Christopher Anderson and Yuliva Tverdova of Brigham Young University make this point in their paper "Corruption, Political Allegiances, and Attitudes Toward Government in Contemporary Democracies," in which the scholarly duo show that the perception of corruption diminishes as party allegiance intensifies.

This allegiance bias does not, however, weigh equally in all cases of questionable conduct. For example, most Americans consider partisan gerrymandering to be a political carcinogen — yet it persists despite broad public disapproval.

Thirty-sex of 50 states in the United States still rely on inherently partisan bodies, such as state legislators, to redraw their congressional district lines every 10 years — threatening the foundation of our representative democracy. Luckily, states such as Iowa have established a sound precedent to minimize the potential of gerrymandering, and should serve as an example to the rest of the nation.

"Iowa remains a hub of competitive swing districts because of its nonpartisan approach to drawing districts," said University of Iowa political-science Associate Professor Tim Hagle.

The federal court-system is an invaluable backstop protecting the representative nature of our legislative bodies, but there is no reason why this nation should risk even the smallest chance of voters being disenfranchised by partisan mapping. This is especially valid considering very simple institutional rule changes restricting this already exist.

For decades, the state of Iowa has abided by a handful of rules that have nearly eradicated any measurable risk of gerrymandering. Iowa relies on a five-member nonpartisan commission. This commission is only permitted to consider four factors when drawing district lines — population, contiguity, compactness, and existing boundaries. Perhaps more importantly, Iowa law forbids the use of demographic data, previous election results, or registered voter rolls. These simple rules make it exceedingly difficult and costly to try to redraw district lines in a way that might favor one partisan bloc over another.
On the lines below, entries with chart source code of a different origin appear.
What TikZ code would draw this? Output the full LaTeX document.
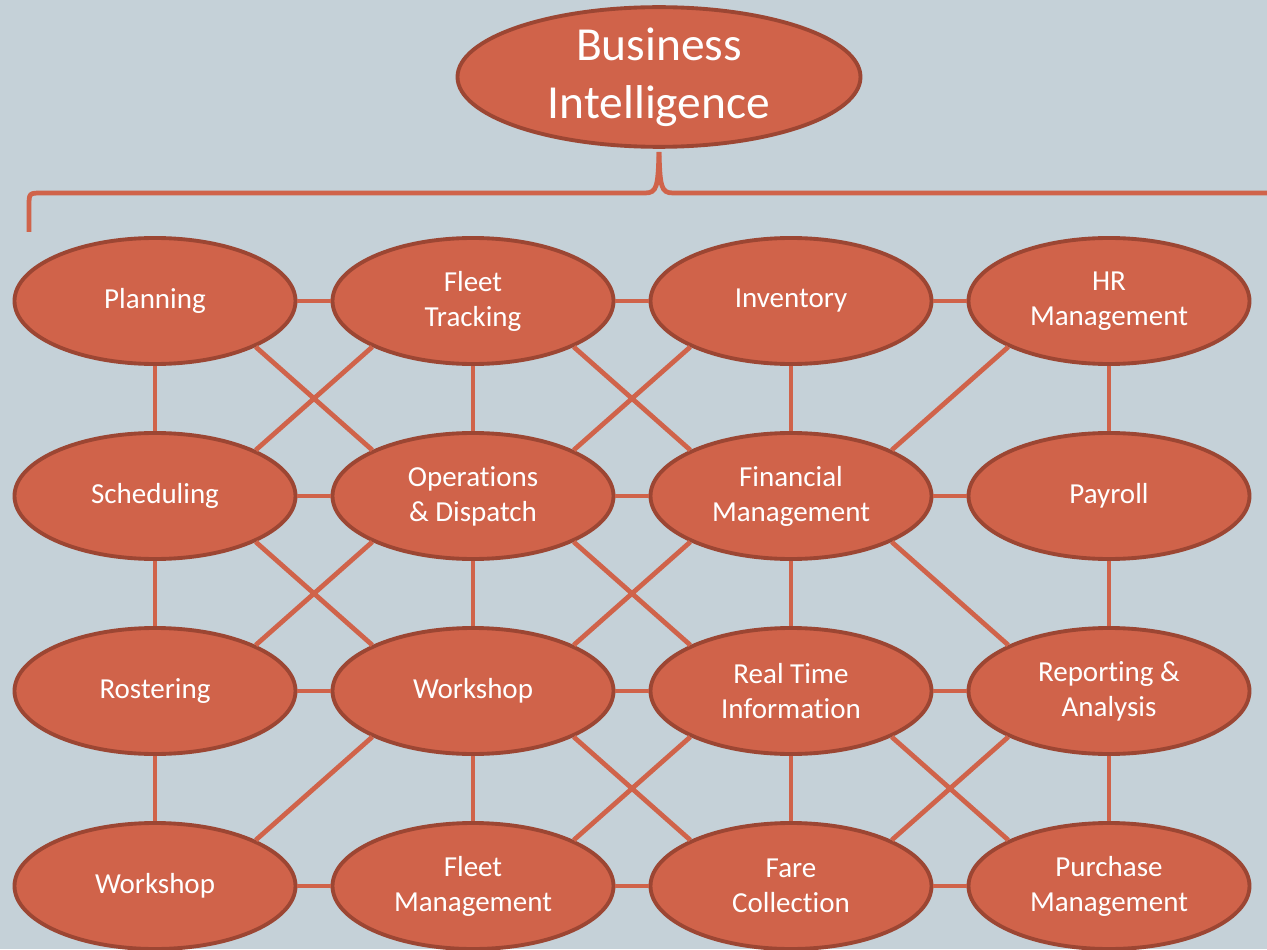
\documentclass[tikz,border=0pt]{standalone}
\usepackage{fontspec}
\setmainfont{Carlito}[Ligatures=NoCommon]
\usetikzlibrary{shapes.geometric}
\definecolor{bg}{HTML}{C5D1D8}
\definecolor{rust}{HTML}{D0634A}
\definecolor{rustdark}{HTML}{9C4633}
\tikzset{
  module/.style={ellipse,draw=rustdark,fill=rust,line width=2.2pt,minimum width=5.62cm,minimum height=2.52cm,inner sep=0pt,text=white,align=center,font=\fontsize{16.5}{20}\selectfont},
  link/.style={rust,line width=2.7pt}
}
\begin{document}
\begin{tikzpicture}
        \fill[bg] (0,0) rectangle (25.34,18.98);
        \useasboundingbox (0,0) rectangle (25.34,18.98);
        % top
        \node[module,minimum width=8.06cm,minimum height=2.56cm,font=\fontsize{27}{33}\selectfont] (bi) at (13.18,17.44) {Business\\Intelligence};
        \coordinate (tip) at (13.18,15.94);
        \draw[link] (0.58,14.34) -- (0.58,14.85) .. controls (0.58,15.12) .. (0.85,15.12) -- (12.9,15.12) .. controls (13.14,15.12) and (13.16,15.25) .. (tip);
        \draw[link] (tip) .. controls (13.2,15.25) and (13.22,15.12) .. (13.46,15.12) -- (25.34,15.12);
        % modules
        \node[module] (plan) at (3.1,12.96) {Planning};
        \node[module] (track) at (9.46,12.96) {Fleet\\Tracking};
        \node[module] (inv) at (15.82,12.96) {Inventory};
        \node[module] (hr) at (22.18,12.96) {HR\\Management};
        \node[module] (sched) at (3.1,9.06) {Scheduling};
        \node[module] (ops) at (9.46,9.06) {Operations\\\& Dispatch};
        \node[module] (fin) at (15.82,9.06) {Financial\\Management};
        \node[module] (pay) at (22.18,9.06) {Payroll};
        \node[module] (roster) at (3.1,5.16) {Rostering};
        \node[module] (wshop) at (9.46,5.16) {Workshop};
        \node[module] (rti) at (15.82,5.16) {Real Time\\Information};
        \node[module] (report) at (22.18,5.16) {Reporting \&\\Analysis};
        \node[module] (wshopb) at (3.1,1.26) {Workshop};
        \node[module] (fleetm) at (9.46,1.26) {Fleet\\Management};
        \node[module] (fare) at (15.82,1.26) {Fare\\Collection};
        \node[module] (purch) at (22.18,1.26) {Purchase\\Management};
        % rows
        \draw[link] (plan) -- (track) (track) -- (inv) (inv) -- (hr);
        \draw[link] (sched) -- (ops) (ops) -- (fin) (fin) -- (pay);
        \draw[link] (roster) -- (wshop) (wshop) -- (rti) (rti) -- (report);
        \draw[link] (wshopb) -- (fleetm) (fleetm) -- (fare) (fare) -- (purch);
        % columns
        \draw[link] (plan) -- (sched) (sched) -- (roster) (roster) -- (wshopb);
        \draw[link] (track) -- (ops) (ops) -- (wshop) (wshop) -- (fleetm);
        \draw[link] (inv) -- (fin) (fin) -- (rti) (rti) -- (fare);
        \draw[link] (hr) -- (pay) (pay) -- (report) (report) -- (purch);
        % diagonals
        \draw[link] (plan.south east) -- (ops.north west) (track.south west) -- (sched.north east);
        \draw[link] (track.south east) -- (fin.north west) (inv.south west) -- (ops.north east);
        \draw[link] (hr.south west) -- (fin.north east);
        \draw[link] (sched.south east) -- (wshop.north west) (ops.south west) -- (roster.north east);
        \draw[link] (ops.south east) -- (rti.north west) (fin.south west) -- (wshop.north east);
        \draw[link] (fin.south east) -- (report.north west);
        \draw[link] (wshop.south west) -- (wshopb.north east);
        \draw[link] (wshop.south east) -- (fare.north west) (rti.south west) -- (fleetm.north east);
        \draw[link] (rti.south east) -- (purch.north west) (report.south west) -- (fare.north east);
    \end{tikzpicture}
\end{document}
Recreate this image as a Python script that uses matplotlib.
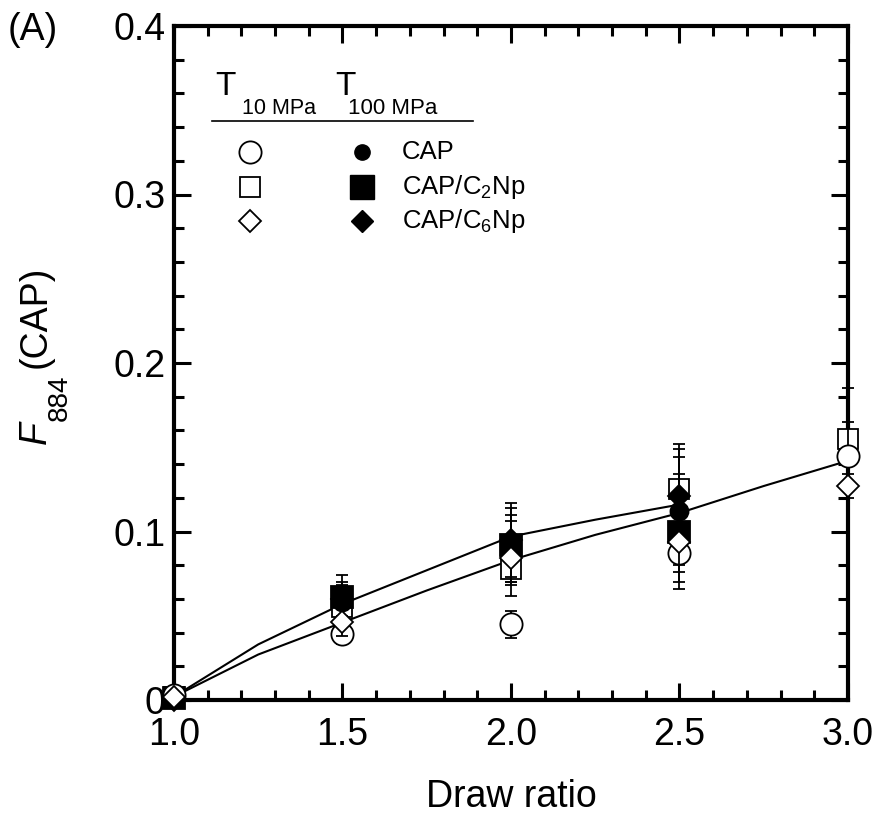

Not only does this fend off the risk of disenfranchisement, it fosters more competitive elections. Professor Hagel made just this point when discussing the value of the Iowa model.

"Because incumbents are not drawn into safe districts, retirements are more commonplace," he said. "This offers opportunities for new blood at both the state and the national level. Potential candidates are more likely to run for office if it does not entail running against a safe incumbent."

There are a wide variety of reasons to find the practice of gerrymandering objectionable. For example, many often cite gerrymandering as a primary driver behind the increase in partisan gridlock. However, while there is little doubt that gerrymandering contributes to polarization, there is good reason to think that the degree to which gerrymandering is blamed is overblown. This conclusion can be reached by only looking at the Senate: Senate lines are state lines and thus cannot be gerrymandered. Yet, few rational observers would argue that the Senate is the paragon of political harmony. So, we need to look elsewhere to grasp the risks posed by gerrymandering.

For a prime example of the real and demonstrable risks posed by gerrymandering one need go no further than the recent United States Supreme Court case, Perry v. Perez. Since the last census was taken, Texas's population grew by 4.3 million people, and minorities represented 90 percent of that population gain. The Republican-controlled Legislature in Texas, however, gerrymandered Texas's districts to produce one minority-dominated district and three districts that heavily favored Republicans.

Numerous plaintiffs filed suits in an attempt to block imposition of the newly redrawn map. Since then, the Republican map has been thrown out in federal court, dealt with in the Supreme Court, and is now once again being handled by the federal judges in San Antonio.

As the Texas case shows, the dangers of gerrymandering are real. Forget gerrymandering as the primary driver of polarization. Think of it instead as an unacceptable threat to the representative nature of our democracy.

There is no need to reinvent the wheel. States such Iowa have already done all of the work by providing a framework for other states to follow. It is about time that the 36 states that have simply chosen to allow this dangerous practice to continue to take notice.